Challenge → Set down the material below word for word, excluding the pictures.

Given information →
□ □ □

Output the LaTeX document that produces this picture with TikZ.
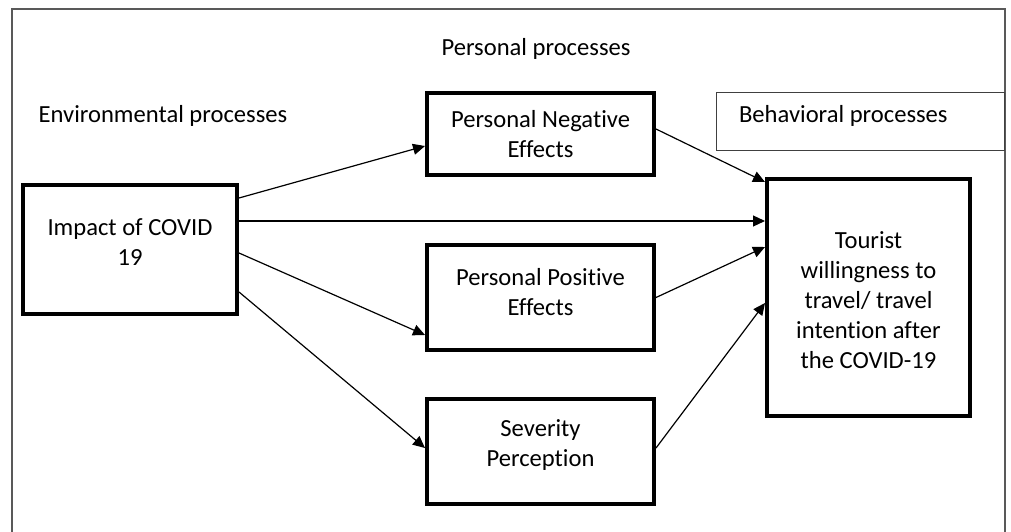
\documentclass[tikz,border=0pt]{standalone}
\usepackage{fontspec}
\setmainfont{Carlito}[Ligatures=NoCommon]
\usetikzlibrary{arrows.meta,calc}

\tikzset{
  procbox/.style={draw,line width=2pt,minimum width=113.5pt},
  boxtext/.style={align=center},
  link/.style={->,line width=0.6pt},
}

\begin{document}
\begin{tikzpicture}[x=0.5pt,y=0.5pt,>={Triangle[length=6pt,width=5.5pt]},
  font=\fontsize{12.3}{15}\selectfont]
\useasboundingbox (0,0) rectangle (1011,531);
\draw[line width=1pt,black!65] (12,-4) -- (12,522) -- (1005,522) -- (1005,-4);

\node (env) at (163,415) {Environmental processes};
\node (pers) at (536,482) {Personal processes};
\node[draw,black!75,line width=0.5pt,minimum width=144pt,minimum height=29pt] (behav) at (860.5,409.5) {};
\node[anchor=west] (behavtxt) at (732,415) {Behavioral processes};

\node[procbox,minimum width=107pt,minimum height=64.5pt] (impact) at (130,281.5) {};
\node[boxtext] (impacttxt) at (130,288.5) {Impact of COVID\\19};

\node[procbox,minimum height=41pt] (neg) at (540.5,397) {};
\node[boxtext] (negtxt) at (540.5,397) {Personal Negative\\Effects};

\node[procbox,minimum height=52.5pt] (pos) at (540.5,233.5) {};
\node[boxtext] (postxt) at (540.5,238.5) {Personal Positive\\Effects};

\node[procbox,minimum height=52.5pt] (sev) at (540.5,79.5) {};
\node[boxtext] (sevtxt) at (540.5,86) {Severity\\Perception};

\node[procbox,minimum width=101.5pt,minimum height=118.5pt] (tourist) at (868.5,233.5) {};
\node[boxtext] (touristtxt) at (868.5,231) {Tourist\\willingness to\\travel/ travel\\intention after\\the COVID-19};

\draw[link] ($(impact.east)+(0,51.5)$) -- ($(neg.west)+(0,-12)$);
\draw[link] ($(impact.east)+(0,28.5)$) -- ($(tourist.west)+(0,76.5)$);
\draw[link] ($(impact.east)+(0,-3.5)$) -- ($(pos.west)+(0,-37.5)$);
\draw[link] ($(impact.east)+(0,-42.5)$) -- ($(sev.west)+(0,3.5)$);

\draw[link] ($(neg.east)+(0,5)$) -- ($(tourist.west)+(0,115.5)$);
\draw[link] (pos.east) -- ($(tourist.west)+(0,50.5)$);
\draw[link] ($(sev.east)+(0,3.5)$) -- ($(tourist.west)+(0,-5.5)$);
\end{tikzpicture}
\end{document}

□ □ □

Exercise answer →
Output the LaTeX document that produces this picture with TikZ.
\documentclass[tikz,border=0pt]{standalone}
\usepackage{fontspec}
\setmainfont{Carlito}[Ligatures=NoCommon]
\usetikzlibrary{arrows.meta,calc}

\tikzset{
  procbox/.style={draw,line width=2pt,minimum width=113.5pt},
  boxtext/.style={align=center},
  link/.style={->,line width=0.6pt},
}

\begin{document}
\begin{tikzpicture}[x=0.5pt,y=0.5pt,>={Triangle[length=6pt,width=5.5pt]},
  font=\fontsize{12.3}{15}\selectfont]
\useasboundingbox (0,0) rectangle (1011,531);
\draw[line width=1pt,black!65] (12,-4) -- (12,522) -- (1005,522) -- (1005,-4);

\node (env) at (163,415) {Environmental processes};
\node (pers) at (536,482) {Personal processes};
\node[draw,black!75,line width=0.5pt,minimum width=144pt,minimum height=29pt] (behav) at (860.5,409.5) {};
\node[anchor=west] (behavtxt) at (732,415) {Behavioral processes};

\node[procbox,minimum width=107pt,minimum height=64.5pt] (impact) at (130,281.5) {};
\node[boxtext] (impacttxt) at (130,288.5) {Impact of COVID\\19};

\node[procbox,minimum height=41pt] (neg) at (540.5,397) {};
\node[boxtext] (negtxt) at (540.5,397) {Personal Negative\\Effects};

\node[procbox,minimum height=52.5pt] (pos) at (540.5,233.5) {};
\node[boxtext] (postxt) at (540.5,238.5) {Personal Positive\\Effects};

\node[procbox,minimum height=52.5pt] (sev) at (540.5,79.5) {};
\node[boxtext] (sevtxt) at (540.5,86) {Severity\\Perception};

\node[procbox,minimum width=101.5pt,minimum height=118.5pt] (tourist) at (868.5,233.5) {};
\node[boxtext] (touristtxt) at (868.5,231) {Tourist\\willingness to\\travel/ travel\\intention after\\the COVID-19};

\draw[link] ($(impact.east)+(0,51.5)$) -- ($(neg.west)+(0,-12)$);
\draw[link] ($(impact.east)+(0,28.5)$) -- ($(tourist.west)+(0,76.5)$);
\draw[link] ($(impact.east)+(0,-3.5)$) -- ($(pos.west)+(0,-37.5)$);
\draw[link] ($(impact.east)+(0,-42.5)$) -- ($(sev.west)+(0,3.5)$);

\draw[link] ($(neg.east)+(0,5)$) -- ($(tourist.west)+(0,115.5)$);
\draw[link] (pos.east) -- ($(tourist.west)+(0,50.5)$);
\draw[link] ($(sev.east)+(0,3.5)$) -- ($(tourist.west)+(0,-5.5)$);
\end{tikzpicture}
\end{document}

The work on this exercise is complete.